The closest example he could find was a 2012 study looking at congestion on highways in Denver following the city’s light rail work. However, that study only examined freeway traffic and didn’t control for outside influences on the system like land use changes. The study suggested congestion reduction associated with the city’s light rail, something that was missing when Chakrabarti’s team finished its analysis of Los Angeles’s Expo Line.
The takeaway, Chakrabarti said, should be that more public officials should be using in-depth, granular, controlled analysis when trying to assess the true impact of transportation projects. That kind of work could change the conversation on the need for projects to something a little more accurate — while freeway congestion relief might be a common justification for light rail construction, Chakrabarti found that the Expo Line offered up some alternative benefits.
“People do believe that it would magically solve congestion, and we showed that it’s difficult and it hasn’t reduced congestion. But on the other hand it’s possible that it has restricted any deterioration in traffic conditions.”
Among the benefits the team did find: some congestion relief on arterials leading off of I-10, as well as ridership on public transit along the corridor — including buses — increasing overall after the light rail started operating. Public transit use is in itself a benefit, he argued.
“These kinds of investments … sort of create this alternative, this attractive alternative to car travel,” he said. “A lot of people who are sick and tired of getting stuck in traffic, it does give them an alternative.”
The increase in ridership basically means the corridor is serving more people, and that’s good for the city.
“It’s helped [people] access jobs and critical services more efficiently, and that’s a great thing,” he said.
It's not the first major project that has failed to tackle the difficult problem of congestion. As The Los Angeles Times has reported, a four-year, $1 billion expansion of Los Angeles' 405 Freeway failed to improve travel times.
Those kinds of insights are a product of very recent developments on the timescale of urban development — for instance, a national traffic data-sharing and analytics service run out of the University of Maryland has been operating since 2010. The program, called the Regional Integrated Transportation Information System (RITIS), allows something close to the USC analysis to users in a matter of minutes. Michael Pack, director of the university’s RITIS-hosting Center for Advanced Transportation Technology Laboratory, said that it does not, at the moment, have access to information about transit ridership like the USC study did.

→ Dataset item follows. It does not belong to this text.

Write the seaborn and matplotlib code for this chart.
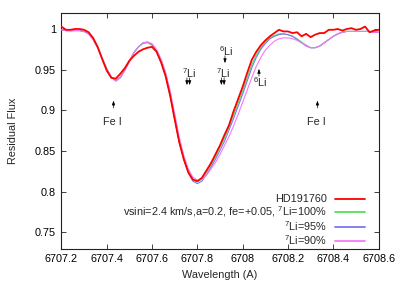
import matplotlib
matplotlib.use("Agg")
import matplotlib.pyplot as plt
import seaborn as sns
from matplotlib.ticker import FuncFormatter

# wavelength grid (A)
wavelength = [
    6707.20, 6707.22, 6707.24, 6707.26, 6707.28, 6707.30, 6707.32, 6707.34, 6707.36, 6707.38,
    6707.40, 6707.42, 6707.44, 6707.46, 6707.48, 6707.50, 6707.52, 6707.54, 6707.56, 6707.58,
    6707.60, 6707.62, 6707.64, 6707.66, 6707.68, 6707.70, 6707.72, 6707.74, 6707.76, 6707.78,
    6707.80, 6707.82, 6707.84, 6707.86, 6707.88, 6707.90, 6707.92, 6707.94, 6707.96, 6707.98,
    6708.00, 6708.02, 6708.04, 6708.06, 6708.08, 6708.10, 6708.12, 6708.14, 6708.16, 6708.18,
    6708.20, 6708.22, 6708.24, 6708.26, 6708.28, 6708.30, 6708.32, 6708.34, 6708.36, 6708.38,
    6708.40, 6708.42, 6708.44, 6708.46, 6708.48, 6708.50, 6708.52, 6708.54, 6708.56, 6708.58,
    6708.60,
]

# observed spectrum
flux_obs = [
    1.003, 0.999, 0.999, 1.000, 1.000, 0.999, 0.996, 0.989, 0.978, 0.963,
    0.949, 0.940, 0.939, 0.945, 0.952, 0.961, 0.967, 0.972, 0.975, 0.977,
    0.978, 0.972, 0.959, 0.942, 0.918, 0.889, 0.861, 0.840, 0.824, 0.815,
    0.813, 0.817, 0.826, 0.835, 0.846, 0.857, 0.870, 0.882, 0.899, 0.914,
    0.929, 0.946, 0.962, 0.972, 0.980, 0.986, 0.991, 0.995, 0.999, 0.997,
    0.997, 0.995, 0.996, 0.991, 0.994, 0.990, 0.993, 0.995, 0.995, 0.999,
    0.999, 1.000, 0.998, 1.000, 1.001, 0.999, 1.000, 1.003, 0.996, 0.998,
    0.999,
]

# synthetic spectra
flux_li100 = [
    0.999, 0.998, 0.998, 0.998, 0.998, 0.997, 0.994, 0.987, 0.977, 0.964,
    0.951, 0.941, 0.937, 0.941, 0.950, 0.961, 0.971, 0.978, 0.982, 0.983,
    0.980, 0.972, 0.959, 0.942, 0.918, 0.889, 0.861, 0.840, 0.824, 0.815,
    0.812, 0.816, 0.824, 0.833, 0.843, 0.855, 0.866, 0.880, 0.894, 0.909,
    0.924, 0.940, 0.956, 0.968, 0.977, 0.984, 0.989, 0.992, 0.994, 0.994,
    0.993, 0.991, 0.988, 0.984, 0.980, 0.977, 0.977, 0.979, 0.983, 0.987,
    0.991, 0.994, 0.996, 0.997, 0.997, 0.997, 0.997, 0.997, 0.997, 0.996,
    0.996,
]
flux_li95 = [
    0.999, 0.998, 0.998, 0.998, 0.998, 0.997, 0.994, 0.987, 0.977, 0.964,
    0.951, 0.941, 0.936, 0.940, 0.949, 0.960, 0.971, 0.978, 0.983, 0.984,
    0.981, 0.973, 0.960, 0.943, 0.919, 0.890, 0.862, 0.840, 0.823, 0.813,
    0.810, 0.813, 0.821, 0.830, 0.840, 0.851, 0.862, 0.876, 0.890, 0.905,
    0.920, 0.936, 0.952, 0.965, 0.975, 0.982, 0.988, 0.991, 0.993, 0.994,
    0.993, 0.991, 0.987, 0.983, 0.979, 0.977, 0.977, 0.979, 0.983, 0.987,
    0.991, 0.994, 0.996, 0.997, 0.997, 0.997, 0.997, 0.997, 0.997, 0.996,
    0.996,
]
flux_li90 = [
    0.999, 0.998, 0.998, 0.998, 0.998, 0.997, 0.994, 0.987, 0.977, 0.964,
    0.951, 0.941, 0.936, 0.940, 0.949, 0.960, 0.971, 0.978, 0.983, 0.984,
    0.982, 0.975, 0.963, 0.947, 0.924, 0.896, 0.867, 0.845, 0.828, 0.818,
    0.814, 0.815, 0.820, 0.828, 0.836, 0.846, 0.857, 0.868, 0.881, 0.895,
    0.910, 0.925, 0.940, 0.954, 0.965, 0.974, 0.980, 0.985, 0.988, 0.989,
    0.989, 0.988, 0.986, 0.983, 0.980, 0.977, 0.977, 0.979, 0.983, 0.987,
    0.991, 0.994, 0.996, 0.997, 0.997, 0.997, 0.997, 0.997, 0.997, 0.996,
    0.996,
]

labels = [
    "HD191760",
    r"vsini=2.4 km/s,a=0.2, fe=+0.05, $^\mathrm{7}$Li=100%",
    r"$^\mathrm{7}$Li=95%",
    r"$^\mathrm{7}$Li=90%",
]
colors = ["#ff0000", "#55e055", "#7878f0", "#f47af4"]

# line identifications
fe_lines = [6707.43, 6708.33]
li7_lines = [6707.754, 6707.766, 6707.906, 6707.918]
li7_label_x = [6707.760, 6707.912]
li6_upper = 6707.922
li6_lower = 6708.072

xticks = [6707.2, 6707.4, 6707.6, 6707.8, 6708.0, 6708.2, 6708.4, 6708.6]
yticks = [0.75, 0.8, 0.85, 0.9, 0.95, 1.0]

sns.set_theme(style="ticks")
plt.rcParams["font.family"] = ["Liberation Sans", "DejaVu Sans"]
plt.rcParams["mathtext.fontset"] = "custom"
plt.rcParams["mathtext.rm"] = "Liberation Sans"
plt.rcParams["mathtext.it"] = "Liberation Sans:italic"

fs = 7.8
fig = plt.figure(figsize=(3.99, 2.85), dpi=100)
ax = fig.add_axes([0.1539, 0.1274, 0.7950, 0.8280])

series = [flux_obs, flux_li100, flux_li95, flux_li90]
widths = [1.3, 0.8, 0.8, 0.8]
zorders = [5, 2, 3, 4]
for flux, lab, col, lw, zo in zip(series, labels, colors, widths, zorders):
    sns.lineplot(x=wavelength, y=flux, ax=ax, color=col, lw=lw, label=lab,
                 zorder=zo, sort=False, estimator=None)

ax.set_xlim(6707.2, 6708.6)
ax.set_ylim(0.73, 1.02)
ax.set_xticks(xticks)
ax.set_yticks(yticks)
ax.xaxis.set_major_formatter(FuncFormatter(lambda v, p: f"{v:g}"))
ax.yaxis.set_major_formatter(FuncFormatter(lambda v, p: f"{v:g}"))
ax.tick_params(direction="in", top=True, right=True, length=3.6, width=0.6,
               labelsize=fs, pad=4, colors="#222222", labelcolor="black")
for s in ax.spines.values():
    s.set_visible(True)
    s.set_linewidth(0.8)
    s.set_color("#222222")

ax.set_xlabel("Wavelength (A)", fontsize=fs)
ax.set_ylabel("Residual Flux", fontsize=fs)
ax.xaxis.set_label_coords(0.5, -0.092)
ax.yaxis.set_label_coords(-0.138, 0.5)

arrow_kw = dict(arrowstyle="-|>,head_length=0.5,head_width=0.18", lw=0.5,
                color="black", shrinkA=0, shrinkB=0, mutation_scale=5)

# Fe I: arrow pointing up, label under it
for x in fe_lines:
    ax.annotate("", xy=(x, 0.912), xytext=(x, 0.903), arrowprops=arrow_kw)
    ax.annotate("Fe I", xy=(x, 0.886), xytext=(-1, 0), textcoords="offset points",
                ha="center", va="center", fontsize=fs)

# 7Li: label above, double arrow pointing down
for x in li7_lines:
    ax.annotate("", xy=(x, 0.931), xytext=(x, 0.940), arrowprops=arrow_kw)
for x in li7_label_x:
    ax.annotate(r"$^\mathrm{7}$Li", xy=(x, 0.946), xytext=(-4.6, 0),
                textcoords="offset points", ha="left", va="center", fontsize=fs)

# 6Li: one label above pointing down, one below pointing up
ax.annotate("", xy=(li6_upper, 0.958), xytext=(li6_upper, 0.967), arrowprops=arrow_kw)
ax.annotate(r"$^\mathrm{6}$Li", xy=(li6_upper, 0.973), xytext=(-4.3, 0),
            textcoords="offset points", ha="left", va="center", fontsize=fs)
ax.annotate("", xy=(li6_lower, 0.951), xytext=(li6_lower, 0.942), arrowprops=arrow_kw)
ax.annotate(r"$^\mathrm{6}$Li", xy=(li6_lower, 0.935), xytext=(-4.3, 0),
            textcoords="offset points", ha="left", va="center", fontsize=fs)

leg = ax.legend(loc="lower right", bbox_to_anchor=(0.957, 0.008), frameon=False,
                fontsize=fs, markerfirst=False, handlelength=2.8, handletextpad=0.75,
                labelspacing=0.0, borderpad=0, borderaxespad=0)
for line in leg.get_lines():
    line.set_linewidth(1.3)

fig.savefig("out.png", dpi=100)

But in many states, the program can call up much of the data needed to understand how a light rail has impacted congestion with the click of a button.
“It’s … changing the way people do business in that this analysis used to take months and months and months, with lots of people working on it, and now you and I can sit down in front of a computer and do it in 10 minutes,” Pack said. “It’s badass.”
On top of impact analysis, the tool also gives planners the ability to target their investments where they’re most needed.
“Those tools are used by a whole lot of DOTs to figure out, OK — where’s the worst congestion in my state and how expensive is that congestion, what are the speeds, and then if I did do a project, what type of impact would I have on the system? Would I reduce the cost of the congestion by $10 million a week or would I push the traffic down the road a little bit?” he said.
That could help save time and effort on projects that don’t offer a whole lot of benefit to the traveling public. It could also help break up models where priorities are driven by less-than-ideal sources.
“In the past, you had this state and local [workforce] and they would spend money on these projects sometimes — not all the time, but sometimes — based on whichever congressman was complaining the most about traffic in their district or based on people calling and complaining,” Pack said. “But now we have real data.”
The insights can also save states a lot of money, he said. State officials have to buy into the system — necessary to support RITIS’s model of buying data from private companies like INRIX and TomTom — but once they do, it offers them the kind of data that might otherwise eat up the budget of a typical research project.
“You can spend up to 50 cents on the dollar trying to locate data, buy data, or [interpret it] so you can actually use it,” he said.
After five years of operation, the system still has room to grow. According to Pack, only about 20 states and 5,000 people use the system. Knowledge of RITIS mostly spreads by word of mouth, and it can’t offer the same data for every state.
But Chakrabarti said he hopes to see the use of in-depth traffic analytics grow across the country.
“Increasingly, our transportation networks are being instrumented," he said, "meaning there are sensors everywhere — on freeways, on arterials, on surface streets, on transit vehicles."